Step 1: Compute Means

x_mean = (1 + 2 + 3) / 3 = 2
y_mean = (1.5 + 2.2 + 2.9) / 3 = 2.2

Step 2: Build the Deviation Table

x	y	x−2	y−2.2	(x−2)(y−2.2)	(x−2)²
1	1.5	-1	-0.7	0.7	1
2	2.2	0	0	0	0
3	2.9	1	0.7	0.7	1

Step 3: Sum the Required Columns

Σ(x−mean)(y−mean) = 1.4
Σ(x−mean)² = 2

Step 4: Apply the Formula

w = 1.4 / 2 = 0.7
b = 2.2 − 0.7 × 2 = 0.8

Final model:

price = 0.7 × size + 0.8

Check Against Data

x = 1 → 0.7 + 0.8 = 1.5
x = 2 → 1.4 + 0.8 = 2.2
x = 3 → 2.1 + 0.8 = 2.9

The line fits all three points exactly.

Why This Formula Works (Intuition)

The numerator:

Σ[(x − x_mean)(y − y_mean)]

measures how much x and y move together.

If x is above average and y is also above average → positive contribution
If they move in opposite directions → negative contribution

The denominator:

Σ[(x − x_mean)²]

measures how much x varies on its own.

Thus:

w = (movement together) / (movement of x alone)

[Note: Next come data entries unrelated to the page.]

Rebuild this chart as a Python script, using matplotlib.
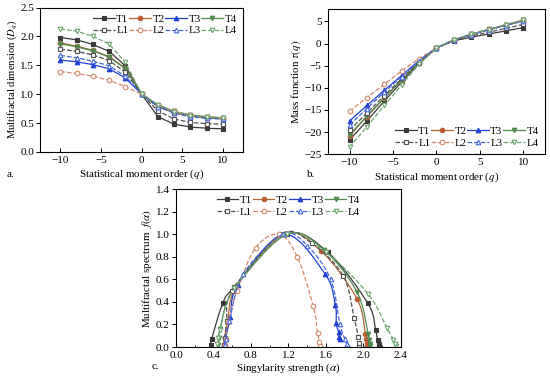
import numpy as np
import matplotlib
matplotlib.use("Agg")
import matplotlib.pyplot as plt
from matplotlib.ticker import MultipleLocator

plt.rcParams['font.family'] = ['Liberation Serif', 'DejaVu Serif']
plt.rcParams['mathtext.fontset'] = 'stix'
plt.rcParams['font.size'] = 7.5

# ---------------- data ----------------
q = [-10, -8, -6, -4, -2, 0, 2, 4, 6, 8, 10]
series = ['T1', 'T2', 'T3', 'T4', 'L1', 'L2', 'L3', 'L4']

# Panel a: generalized dimension D_q
D_T1 = [1.98, 1.94, 1.86, 1.74, 1.49, 1.00, 0.61, 0.48, 0.43, 0.41, 0.40]
D_T2 = [1.89, 1.83, 1.76, 1.65, 1.45, 1.00, 0.78, 0.68, 0.62, 0.59, 0.57]
D_T3 = [1.59, 1.56, 1.51, 1.44, 1.28, 1.00, 0.81, 0.70, 0.63, 0.60, 0.58]
D_T4 = [1.87, 1.82, 1.75, 1.64, 1.44, 1.00, 0.79, 0.70, 0.64, 0.61, 0.59]
D_L1 = [1.78, 1.74, 1.68, 1.58, 1.38, 1.00, 0.71, 0.57, 0.51, 0.49, 0.48]
D_L2 = [1.39, 1.36, 1.31, 1.24, 1.13, 1.00, 0.82, 0.70, 0.64, 0.61, 0.59]
D_L3 = [1.67, 1.63, 1.57, 1.49, 1.31, 1.00, 0.78, 0.67, 0.61, 0.58, 0.57]
D_L4 = [2.13, 2.09, 2.00, 1.87, 1.55, 1.00, 0.82, 0.69, 0.63, 0.60, 0.58]

# Panel b: mass function tau(q)
tau_T1 = [-21.8, -17.5, -13.0, -8.7, -4.5, -1.0, 0.61, 1.44, 2.15, 2.87, 3.6]
tau_T2 = [-20.8, -16.5, -12.3, -8.25, -4.35, -1.0, 0.78, 2.04, 3.1, 4.13, 5.13]
tau_T3 = [-17.5, -14.0, -10.6, -7.2, -3.84, -1.0, 0.81, 2.1, 3.15, 4.2, 5.22]
tau_T4 = [-20.6, -16.4, -12.25, -8.2, -4.32, -1.0, 0.79, 2.1, 3.2, 4.27, 5.31]
tau_L1 = [-19.6, -15.7, -11.8, -7.9, -4.14, -1.0, 0.71, 1.71, 2.55, 3.43, 4.32]
tau_L2 = [-15.3, -12.2, -9.2, -6.2, -3.39, -1.0, 0.82, 2.1, 3.2, 4.27, 5.31]
tau_L3 = [-18.4, -14.7, -11.0, -7.45, -3.93, -1.0, 0.78, 2.01, 3.05, 4.06, 5.13]
tau_L4 = [-23.4, -18.8, -14.0, -9.35, -4.65, -1.0, 0.82, 2.07, 3.15, 4.2, 5.22]

# Panel c: singularity spectrum (alpha, f(alpha))
a_T1 = [2.17, 2.165, 2.15, 2.13, 2.045, 1.62, 1.18, 0.62, 0.50, 0.38, 0.37]
f_T1 = [0.01, 0.03, 0.065, 0.15, 0.39, 0.84, 1.00, 0.53, 0.39, 0.07, 0.015]
a_T2 = [2.04, 2.035, 2.03, 2.02, 1.93, 1.55, 1.16, 0.65, 0.55, 0.52, 0.51]
f_T2 = [0.01, 0.04, 0.07, 0.12, 0.43, 0.85, 1.00, 0.55, 0.22, 0.08, 0.02]
a_T3 = [1.745, 1.74, 1.735, 1.71, 1.70, 1.59, 1.15, 0.66, 0.58, 0.53, 0.52]
f_T3 = [0.07, 0.085, 0.13, 0.21, 0.37, 0.65, 1.00, 0.55, 0.27, 0.08, 0.02]
a_T4 = [2.07, 2.065, 2.06, 2.05, 1.93, 1.58, 1.18, 0.62, 0.47, 0.46, 0.45]
f_T4 = [0.01, 0.03, 0.06, 0.12, 0.49, 0.86, 1.00, 0.52, 0.16, 0.08, 0.02]
a_L1 = [1.95, 1.95, 1.945, 1.90, 1.785, 1.45, 1.12, 0.60, 0.54, 0.52, 0.51]
f_L1 = [0.01, 0.04, 0.09, 0.26, 0.63, 0.92, 1.00, 0.50, 0.23, 0.08, 0.02]
a_L2 = [1.535, 1.53, 1.51, 1.465, 1.294, 1.10, 0.85, 0.65, 0.56, 0.53, 0.52]
f_L2 = [0.01, 0.045, 0.125, 0.36, 0.80, 1.00, 0.88, 0.50, 0.22, 0.07, 0.02]
a_L3 = [1.83, 1.82, 1.80, 1.75, 1.65, 1.40, 1.14, 0.72, 0.57, 0.53, 0.52]
f_L3 = [0.01, 0.03, 0.075, 0.20, 0.60, 0.90, 1.00, 0.65, 0.23, 0.07, 0.02]
a_L4 = [2.35, 2.34, 2.32, 2.25, 2.05, 1.60, 1.18, 0.62, 0.47, 0.45, 0.44]
f_L4 = [0.01, 0.03, 0.066, 0.17, 0.47, 0.84, 1.00, 0.52, 0.15, 0.08, 0.03]

D = dict(T1=D_T1, T2=D_T2, T3=D_T3, T4=D_T4, L1=D_L1, L2=D_L2, L3=D_L3, L4=D_L4)
TAU = dict(T1=tau_T1, T2=tau_T2, T3=tau_T3, T4=tau_T4, L1=tau_L1, L2=tau_L2, L3=tau_L3, L4=tau_L4)
ALPHA = dict(T1=a_T1, T2=a_T2, T3=a_T3, T4=a_T4, L1=a_L1, L2=a_L2, L3=a_L3, L4=a_L4)
FA = dict(T1=f_T1, T2=f_T2, T3=f_T3, T4=f_T4, L1=f_L1, L2=f_L2, L3=f_L3, L4=f_L4)

# ---------------- styles ----------------
STY = {
    'T1': dict(color='#3a3a3a', marker='s', ls='-', mfc='#3a3a3a'),
    'T2': dict(color='#b0683a', marker='o', ls='-', mfc='#d0502a'),
    'T3': dict(color='#2040d0', marker='^', ls='-', mfc='#2040d0'),
    'T4': dict(color='#4f8a4f', marker='v', ls='-', mfc='#4f8a4f'),
    'L1': dict(color='#505050', marker='s', ls='--', mfc='white'),
    'L2': dict(color='#d08a6a', marker='o', ls='--', mfc='white'),
    'L3': dict(color='#4565e0', marker='^', ls='--', mfc='white'),
    'L4': dict(color='#6ea46e', marker='v', ls='--', mfc='white'),
}


def catmull(x, y, n=20):
    p = np.column_stack([x, y]).astype(float)
    p = np.vstack([2 * p[0] - p[1], p, 2 * p[-1] - p[-2]])
    out = []
    for i in range(1, len(p) - 2):
        p0, p1, p2, p3 = p[i - 1], p[i], p[i + 1], p[i + 2]
        t = np.linspace(0, 1, n, endpoint=False)[:, None]
        seg = 0.5 * ((2 * p1) + (-p0 + p2) * t + (2 * p0 - 5 * p1 + 4 * p2 - p3) * t ** 2
                     + (-p0 + 3 * p1 - 3 * p2 + p3) * t ** 3)
        out.append(seg)
    out.append(p[-2][None, :])
    out = np.vstack(out)
    return out[:, 0], out[:, 1]


def style_axes(ax):
    ax.tick_params(axis='x', direction='in', length=3, width=0.7, labelsize=8, pad=3)
    ax.tick_params(axis='y', direction='out', length=3, width=0.7, labelsize=8, pad=1.5)
    ax.tick_params(which='minor', axis='x', direction='in', length=1.8, width=0.6)
    for s in ax.spines.values():
        s.set_linewidth(0.8)


def add_legend(ax, loc, bbox):
    order = ['T1', 'L1', 'T2', 'L2', 'T3', 'L3', 'T4', 'L4']
    handles = [ax.plot([], [], label=s, lw=0.9, ms=3.3, mew=0.8,
                       color=STY[s]['color'], ls=STY[s]['ls'], marker=STY[s]['marker'],
                       mfc=STY[s]['mfc'], mec=STY[s]['color'])[0] for s in order]
    ax.legend(handles=handles, ncol=4, loc=loc, bbox_to_anchor=bbox, frameon=False,
              fontsize=7.8, handlelength=2.0, handletextpad=0.15, columnspacing=0.05,
              labelspacing=0.2, borderaxespad=0.2)


fig = plt.figure(figsize=(5.5, 3.76), dpi=100)
lab_fs = 7.9

# ---- panel a ----
axa = fig.add_axes([0.073, 0.596, 0.369, 0.384])
for s in series:
    st = STY[s]
    axa.plot(q, D[s], color=st['color'], ls=st['ls'], marker=st['marker'], ms=3.3,
             mfc=st['mfc'], mec=st['color'], mew=0.8, lw=0.9)
axa.set_xlim(-12.5, 12.5)
axa.set_ylim(0, 2.5)
axa.xaxis.set_major_locator(MultipleLocator(5))
axa.yaxis.set_major_locator(MultipleLocator(0.5))
axa.yaxis.set_major_formatter(plt.FormatStrFormatter('%.1f'))
style_axes(axa)
axa.set_xlabel('Statistical moment order ($q$)', fontsize=lab_fs, labelpad=2)
axa.set_ylabel('Multifractal dimension ($D_q$)', fontsize=7.6)
axa.yaxis.set_label_coords(-0.105, 0.5)
add_legend(axa, 'upper right', (1.0, 1.0))

# ---- panel b ----
axb = fig.add_axes([0.596, 0.590, 0.395, 0.386])
for s in series:
    st = STY[s]
    axb.plot(q, TAU[s], color=st['color'], ls=st['ls'], marker=st['marker'], ms=3.3,
             mfc=st['mfc'], mec=st['color'], mew=0.8, lw=0.9)
axb.set_xlim(-12.5, 12.5)
axb.set_ylim(-25, 7.8)
axb.xaxis.set_major_locator(MultipleLocator(5))
axb.yaxis.set_major_locator(MultipleLocator(5))
style_axes(axb)
axb.set_xlabel('Statistical moment order ($q$)', fontsize=lab_fs, labelpad=2)
axb.set_ylabel(r'Mass function $\tau(q)$', fontsize=lab_fs, labelpad=1)
add_legend(axb, 'lower right', (1.0, 0.0))

# ---- panel c ----
axc = fig.add_axes([0.320, 0.077, 0.409, 0.420])
for s in series:
    st = STY[s]
    xs, ys = catmull(ALPHA[s], FA[s])
    axc.plot(xs, ys, color=st['color'], ls=st['ls'], lw=0.9)
    axc.plot(ALPHA[s], FA[s], ls='none', marker=st['marker'], ms=3.3,
             mfc=st['mfc'], mec=st['color'], mew=0.8)
axc.set_xlim(0, 2.4)
axc.set_ylim(0, 1.4)
axc.xaxis.set_major_locator(MultipleLocator(0.4))
axc.xaxis.set_minor_locator(MultipleLocator(0.2))
axc.yaxis.set_major_locator(MultipleLocator(0.2))
axc.xaxis.set_major_formatter(plt.FormatStrFormatter('%.1f'))
axc.yaxis.set_major_formatter(plt.FormatStrFormatter('%.1f'))
style_axes(axc)
axc.set_xlabel(r'Singylarity strength ($\alpha$)', fontsize=lab_fs, labelpad=1)
axc.set_ylabel(r'Multifractal spectrum  $f(\alpha)$', fontsize=lab_fs, labelpad=1)
add_legend(axc, 'upper center', (0.5, 1.0))

fig.text(0.012, 0.537, 'a.', fontsize=lab_fs, va='center')
fig.text(0.558, 0.537, 'b.', fontsize=lab_fs, va='center')
fig.text(0.276, 0.026, 'c.', fontsize=lab_fs, va='center')

fig.savefig('out.png', dpi=100)
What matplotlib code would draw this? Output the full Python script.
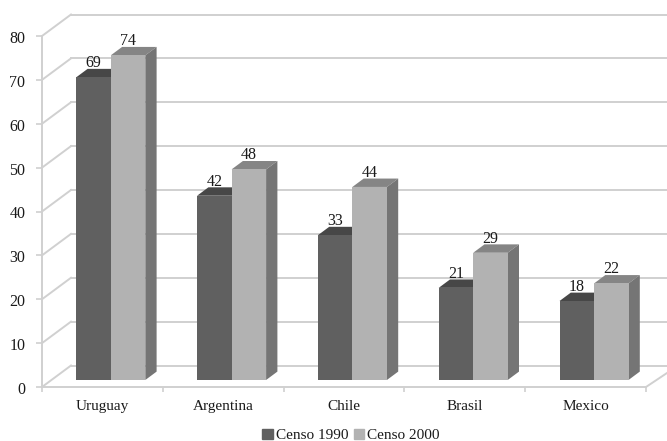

Once the slope is fixed, the intercept b simply shifts the line so it passes through the point:

(x_mean, y_mean)

The Matrix Version (for multiple features)

In general linear algebra form:

w = (XᵀX)⁻¹ Xᵀ y

This is the Ordinary Least Squares (OLS) solution.
For one feature, it reduces exactly to the two formulas we computed.

Summary: Gradient Descent vs Closed-Form

Method	Steps Required	Loop Needed	Exact?	Works for Huge Data?
Gradient Descent	Many small updates	Yes	Approximate	Yes
Closed-Form OLS	One computation	No	Exact	Only if data fits RAM

For simple linear regression, the closed-form method is ideal.
For complex models (neural networks, large datasets, many parameters), gradient descent is required.

Why We Still Use Gradient Descent When a Perfect Closed-Form Formula Exists

After learning the closed-form solution for linear regression, it is natural to wonder:

“If we can compute w and b instantly, why do we ever bother with gradient descent?”

The short answer:
The closed-form formula is excellent for small problems, but it breaks down completely once the model or dataset becomes large.
Gradient descent, in contrast, scales to extremely large modern machine-learning problems.

Comparison: Closed-Form vs Gradient Descent

Situation	Closed-Form (OLS)	Gradient Descent	Winner
1 feature, 100 data points	Instant, exact	Works but slower	Closed-form
10 features, 1M data points	Works	Works	Both fine
1,000+ features	Must compute a large XᵀX matrix → high memory	Computes updates step-by-step → efficient	Gradient descent
100,000+ features (e.g., text embeddings)	XᵀX is enormous → cannot fit in RAM	Still works with manageable memory	Gradient descent
Neural networks (millions/billions of parameters)	No closed-form solution exists	Designed to optimize such models	Gradient descent
Streaming/online data	Must recompute from scratch	Updates incrementally	Gradient descent
Add regularization (L1/L2)	Closed-form becomes more complex	Gradient descent only needs a small modification	Gradient descent (usually simpler)

Why Closed-Form Breaks in Real Life

Example: Large tabular dataset

A housing dataset with:

1,000,000 houses
500 features

XᵀX becomes a 500 × 500 matrix → manageable.

But modern machine learning rarely has 500 features.
Instead, consider:

Example: Image or text models

A feature vector might have:

100,000 dimensions (e.g., bag-of-words, embeddings)
or millions of parameters (neural networks)

The closed-form formula requires:

(XᵀX)⁻¹

But XᵀX becomes:

100,000 × 100,000 matrix (10 billion entries)
completely impossible to store or invert

Gradient descent does not require any matrix inversion.
It only needs to compute simple operations on the dataset in batches.

This is why every modern machine learning framework—TensorFlow, PyTorch, JAX—uses gradient-based optimization.

A Simple Way to Remember It

Closed-form (OLS):
Works perfectly, but only for small, simple linear models.
Gradient descent:
Works for linear models, logistic regression, deep learning, transformers, large-scale systems—essentially everything.

scikit-learn’s LinearRegression() uses the closed-form solution because typical tabular datasets are small enough.
TensorFlow and PyTorch use gradient-based methods exclusively because they target large, complex models.